Himpunan Mahasiswa Islam disingkat HMI, lahir tanggal 5 Pebruari 1947, satu tahun lebih setelah proklamasi kemerdekaan. Ketika HMI lahir kondisi bangsa Indonesia masih dalam kecamuk perang mempertahankan kemerdekaan. Tetapi dengan visi yang jauh ke depan para pendirinya, HMI pun tumbuh dan berkembang. Dengan kecerdasan dan visioner pendiri HMI, Lapran Pane bersama 14 kawannya mampu mengawal HMI demi utuhnya bangsa.

Kelahiran HMI tak bisa dilepaskan dari keteguhan tokoh pendiri yaitu Lapran Pane.
Bahkan Sejarawan HMI berkomentar bahwa kepribadian HMI tidak bisa dilepaskan dari kepribadian seorang Lapran Pane. Lapran Pane hidup di alam yang keras ketika ia merantau keluar dari tanah kelahirannya. HMI besar bersama kuatnya mental sang petualang, HMI besar bersama kebesaran hati Lapran Pane ketika merantau. Sehingga hal ini pun terkristalisasi terhadap kondisi HMI, yang tersebar keseluruh pelosok Nusantara. HMI pun meerantau ke seluruh propinsi di Indonesia, tidak hanya Yogyakarta dan jakarta saja sebagai kota besar.

Di tengah-tengah kejamnya kehidupan pada saat itu yang belum ramah, plus keserakahan dan keganasan penjajah, HMI menapaki alur kehidupan, memapah dan ikut merangkak membela bangsa tercinta.
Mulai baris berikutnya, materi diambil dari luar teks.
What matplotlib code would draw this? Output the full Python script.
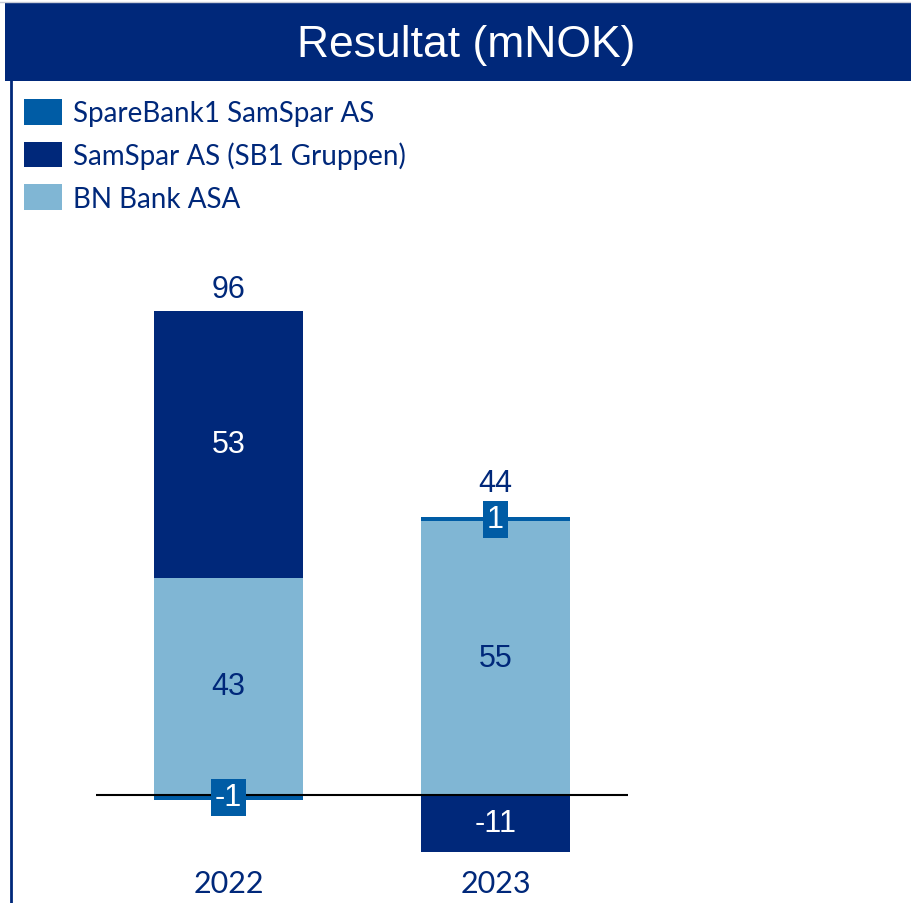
import matplotlib.pyplot as plt
from matplotlib.patches import Patch, Rectangle
from matplotlib.lines import Line2D

years = ["2022", "2023"]
series = ["SpareBank1 SamSpar AS", "SamSpar AS (SB1 Gruppen)", "BN Bank ASA"]
spb1 = [-1.0, 0.8]
samspar = [53.2, -11.3]
bnbank = [43.4, 54.6]
totals = [96, 44]

navy = "#00287A"
mid_blue = "#005CA5"
light_blue = "#80B6D4"
txt = "#00287A"
colors = {series[0]: mid_blue, series[1]: navy, series[2]: light_blue}
inner_txt = {series[0]: "white", series[1]: "white", series[2]: txt}

num_font = ["Liberation Sans", "DejaVu Sans"]
cat_font = ["Lato", "DejaVu Sans"]


def main():
    fig = plt.figure(figsize=(9.12, 9.04), dpi=100)

    # title bar and frame
    fig.patches.append(Rectangle((5 / 912, 1 - 82 / 904), 1, 78 / 904, transform=fig.transFigure,
                                 facecolor=navy, edgecolor="none", zorder=0))
    fig.lines.append(Line2D([0, 1], [1 - 3 / 904, 1 - 3 / 904], transform=fig.transFigure,
                            color="#C8CCD8", lw=1))
    fig.lines.append(Line2D([11 / 912, 11 / 912], [0, 1 - 82 / 904], transform=fig.transFigure,
                            color=navy, lw=2))
    fig.text(466 / 912, 1 - 45 / 904, "Resultat (mNOK)", color="white", fontsize=32,
             ha="center", va="center", family=num_font)

    ax = fig.add_axes([96 / 912, 0.0419, 532 / 912, 0.6596])
    ax.set_xlim(-0.496, 1.496)
    ax.set_ylim(-14, 105)
    ax.axis("off")

    width = 0.558
    x = [0, 1]
    stacks = [(series[2], bnbank), (series[0], spb1), (series[1], samspar)]
    for i in x:
        pos = 0
        neg = 0
        small_top = False
        for name, vals in stacks:
            v = vals[i]
            if v >= 0:
                bottom = pos
                pos += v
            else:
                bottom = neg
                neg += v
            ax.bar(i, v, width, bottom=bottom, color=colors[name], zorder=2)
            mid = bottom + v / 2
            label = str(int(round(v)))
            if abs(v) < 5:
                if v > 0:
                    small_top = True
                ax.text(i, mid, label, ha="center", va="center", color="white", fontsize=22,
                        family=num_font, zorder=5,
                        bbox=dict(boxstyle="square,pad=0.12", facecolor=mid_blue, edgecolor="none"))
            else:
                ax.text(i, mid, label, ha="center", va="center", color=inner_txt[name],
                        fontsize=22, family=num_font, zorder=5)
        ax.annotate(str(totals[i]), (i, pos), xytext=(0, 14 if small_top else 5),
                    textcoords="offset points", ha="center", va="bottom", color=txt,
                    fontsize=22, family=num_font, annotation_clip=False)
        ax.annotate(years[i], (i, -14), xytext=(0, -3), textcoords="offset points",
                    ha="center", va="top", color=txt, fontsize=22, family=cat_font,
                    annotation_clip=False)

    ax.axhline(0, color="black", lw=1.5, zorder=4)

    handles = [Patch(facecolor=colors[s], edgecolor="none") for s in series]
    leg = fig.legend(handles, series, loc="upper left", bbox_to_anchor=(24 / 912, 1 - 100 / 904),
                     frameon=False, prop={"family": cat_font, "size": 20},
                     handlelength=1.37, handleheight=1.04, handletextpad=0.4,
                     labelspacing=0.55, borderaxespad=0, borderpad=0)
    for t in leg.get_texts():
        t.set_color(txt)

    fig.savefig("out.png", dpi=100)


if __name__ == "__main__":
    main()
HMI hadir untuk ummat dan bangsa. HMI tampil untuk membela kepentingan rakyat dan bangsa. HMI tak pernah absen memberikan masukan yang berharga untuk pembangunan bangsa, walaupun dalam perjalananya mengalami pasang surut, karena dinamika organisasi, juga tantangan yang luar biasa dari eksternal, yang tidak senang terhadap eksistensi HMI.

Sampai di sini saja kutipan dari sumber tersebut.